Nigerian universities will soon experience total closure as the three remaining trade unions in the university system have threatened to commence indefinite and total strike following government’s failure to fully implement the 2009 agreement it signed with varsity workers.
Barely three weeks into the strike embarked on by the Academic Staff Union of Universities (ASUU), the Senior Staff Association of Nigeria Universities (SSANU), the National Association of Academic Technologists (NAAT), and the Non-Academic Staff Union of Educational and Associated Institutions (NASU) declared at a conference in Abuja on Friday that they were getting set for a showdown with the government.
Under the Joint Action Committee (JAC) of SSANU, NAAT and NASU, the unions lamented the failure of the Federal Government to begin full implementation of an agreement it entered with them since 2009, stating that they would resume the strike they suspended in March this year.
The threat came just as their teaching counterpart, ASUU also rejected all appeals made to it to call off its strike and allow for negotiation to continue. Rather, ASUU delared that the strike would go on as planned.
NASU President, Comrade Ladi Iliya, who read a joint press statement by the unions, listed the main issues in contention as the funding of university education, the Earned Allowance and the NEEDS assessment report, which was targetted at mass sack of the non-teaching staff working in the universities.
According to Iliya, since 2009, several representations had been made to the government and the implementation committee set up by the government itself without results.
“It appears as if government is taking our understanding for granted thereby putting us under unbearable pressure from our members whose patience is fast running out.
“It is in light of this that JAC is calling on Nigerians to prevail on government to address all burning issues within the shortest possible time, failure of which we may not be able to continue to hold our members back from resuming our earlier suspended strike action without notice,” Iliya said.
According to her, the Federal Government has consistently failed to honour agreements, particularly on a systemic increase in the funding of the universities by releasing N100 billion yearly to federal universities consecutively for four years effective from January, 2012.
But more than a year that the circular on it was released, government had not made available a kobo in respect of the undertaking, she stated.
On the Earned allowances which include “occupational hazard allowance, responsibility allowance and head section/unit allowance,” the NASU president said the government has also not made any effort to include it in the national budget, even though it has accumulated to huge arrears.
Also, the three non-teaching unions faulted the report of a Needs Assessment Committee of Nigerian public universities headed by Professor Mahmud Yakubu in 2012.
Iliya stated that such important committee was instituted without the inclusion of members of the non-teaching staff of Nigerian public universities, and most especially the students who are the major stakeholders.
Iliya said: “As expected, the report of the committee was full of misrepresentation of facts, inflated figures and badly skewed data against the non-teaching staff in the university system, thereby misinforming both the public and the government.”

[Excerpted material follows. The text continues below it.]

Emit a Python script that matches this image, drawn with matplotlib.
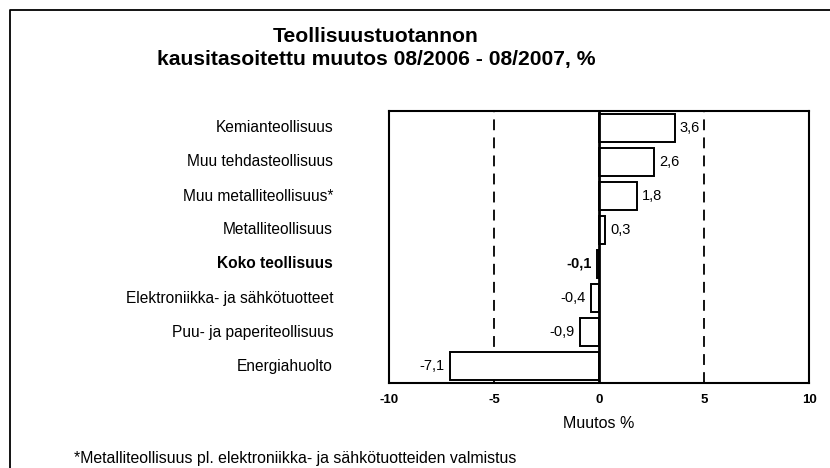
import matplotlib
matplotlib.use("Agg")
import matplotlib.pyplot as plt
from matplotlib.lines import Line2D

plt.rcParams['font.family'] = ['Liberation Sans', 'DejaVu Sans']

categories = [
    "Kemianteollisuus",
    "Muu tehdasteollisuus",
    "Muu metalliteollisuus*",
    "Metalliteollisuus",
    "Koko teollisuus",
    "Elektroniikka- ja sähkötuotteet",
    "Puu- ja paperiteollisuus",
    "Energiahuolto",
]
values = [3.6, 2.6, 1.8, 0.3, -0.1, -0.4, -0.9, -7.1]
bold_rows = ["Koko teollisuus"]
x_ticks = [-10, -5, 0, 5, 10]
ref_lines = [-5, 5]

W, H = 830, 468
fig = plt.figure(figsize=(W / 100, H / 100), dpi=100)
fig.patch.set_facecolor('white')

# plot box in pixel coords (left, top, right, bottom)
L, T, R, B = 389, 111, 809, 383
ax = fig.add_axes([L / W, 1 - B / H, (R - L) / W, (B - T) / H])

ypos = list(range(len(categories)))
ax.barh(ypos, values, height=0.8, color='white', edgecolor='black', linewidth=1.4, zorder=3)
ax.set_xlim(-10, 10)
ax.set_ylim(len(categories) - 0.5, -0.5)

for xv in ref_lines:
    ax.axvline(xv, color='black', linestyle=(0, (6, 4)), linewidth=1.3, zorder=1)
ax.axvline(0, color='black', linewidth=2, zorder=4)

for i, (cat, v) in enumerate(zip(categories, values)):
    weight = 'bold' if cat in bold_rows else 'normal'
    lab = f"{v:.1f}".replace('.', ',')
    if v >= 0:
        ax.text(v + 0.25, i, lab, ha='left', va='center', fontsize=10.5, fontweight=weight)
    else:
        ax.text(v - 0.25, i, lab, ha='right', va='center', fontsize=10.5, fontweight=weight)
    fig.text(333 / W, 1 - (T + (i + 0.5) * (B - T) / len(categories)) / H, cat,
             ha='right', va='center', fontsize=11.2, fontweight=weight)

ax.set_yticks([])
ax.set_xticks(x_ticks)
ax.set_xticklabels([str(t) for t in x_ticks], fontsize=9.5, fontweight='bold')
ax.tick_params(axis='x', length=0, pad=8)
for s in ax.spines.values():
    s.set_linewidth(1.5)
    s.set_color('black')
ax.set_xlabel("Muutos %", fontsize=11.5, labelpad=7)

fig.text(376 / W, 1 - 37 / H, "Teollisuustuotannon",
         ha='center', va='center', fontsize=15.2, fontweight='bold')
fig.text(376 / W, 1 - 60 / H, "kausitasoitettu muutos 08/2006 - 08/2007, %",
         ha='center', va='center', fontsize=15.2, fontweight='bold')

fig.text(74 / W, 1 - 458 / H,
         "*Metalliteollisuus pl. elektroniikka- ja sähkötuotteiden valmistus",
         ha='left', va='center', fontsize=11.4)

# outer frame (left and top only)
fig.add_artist(Line2D([10 / W, 10 / W, 1.0], [0.0, 1 - 10 / H, 1 - 10 / H],
                      transform=fig.transFigure, color='black', linewidth=1.3))

fig.savefig("out.png", dpi=100)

Iliya called on well-meaning Nigerians to prevail on the government to implement the agreement it freely enter into with the workers to avoid plunging the nation’s universities into another round of needless crisis.
She noted that the non-teaching unions had exercise serious restraints to embark on strikes in the interest of the students, government and in protection of good academic standard.
She said: “As responsible unions who are sensitive to public opinions and have interest of students and the national interest at heart, we have been weary of strike actions in the past and have done everything humanly possible to sustain industrial peace in our universities even in the face of government insensitivity and pressure from our members.”